Once safely on the ground, recovery was fraught due to the extreme winter conditions at the landing site, heavily forested terrain that prevented the recovery helicopters from landing, the fact that the Voskhod 2’s hatch was blown open pyrotechnically after landing (exposing the crew to the harsh conditions), and that the cosmonauts’ lives were in danger from bears and wolves – both of which were highly aggressive in the area during mating season.

Making matters worse, the heater systems malfunctioned in the Voskhod capsule, dropping temperatures inside the craft to -5° C (23° F). 

Recovery forces on skis finally reached the crew one day after landing but were unable to extract them from the site, instead building a makeshift log cabin and fires at the area before the crew subsequently skied out to waiting helicopters several kilometers away two days after landing.

Apollo-Soyuz Test Project – the first international space mission:

Following his history-making spacewalk in March 1965, Leonov was reassigned to a series of other missions that were all canceled or delayed for various reasons.  He would not return to space for 10 years.

The delays ultimately proved yet again historic for Leonov, with the Soviet Union deciding to name him the Commander of the Soviet half of the 1975 Apollo-Soyuz mission. 

Leonov with Deke Slayton during Apollo-Soyuz Mission in July 1975. (Credit: NASA)

The historic meeting of the Cold War rivals in space saw the docking of the Soyuz 19 vehicle with the final Apollo spacecraft. 

The flights marked the first international mission in space history, the first link-up of an American and Soviet craft in space, and the first time that a Soviet citizen (Leonov) entered a U.S. spacecraft. 
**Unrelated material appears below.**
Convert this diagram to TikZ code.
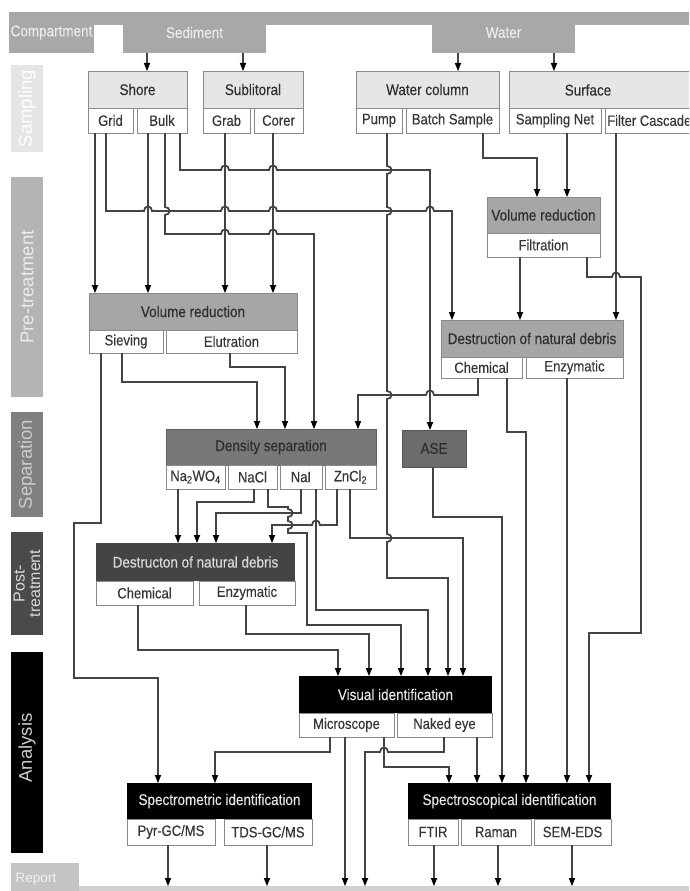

A notable symbol of detente, falling escalations between the United States and Soviet Union in the Cold War era, the mission in large part paved the way for the eventual international cooperation of the U.S. and Russia that would follow 18 years later with the creation of the International Space Station program and the beginning of U.S. Space Shuttle flights to the Russian space station Mir. 

Post-flight career:

Following his role as Commander of Soyuz 19, Leonov became Commander of the Cosmonaut Team, or Chief Cosmonaut, in 1976.  He held that role until 1982 before eventually retiring in 1992. 

In addition to his artwork, he was also a screenwriter, co-writing a script for the Soviet 1980 science fiction film The Orion Loop.

He also co-wrote a dual biography and history of the Space Race with U.S. astronaut David Scott titled Two Sides of the Moon: Our Story of the Cold War Space Race

He was also a contributor to the 2007 book Into the Silent Sea

But his contribution to space exploration will be what he is forever remembered for. 

His first spacewalk, anything but routine in the day, paved the way for more prolonged and numerous ventures outside of spacecraft, and his role uniting the United States and the Soviet Union in peaceful cooperation in space continues to this day aboard the International Space Station. 

But ultimately, Leonov himself put it best speaking after his Voskhod 2 mission saying, “building manned orbital stations and exploring the Universe are inseparably linked with man’s activity in open space.  There is no end of work in this field.”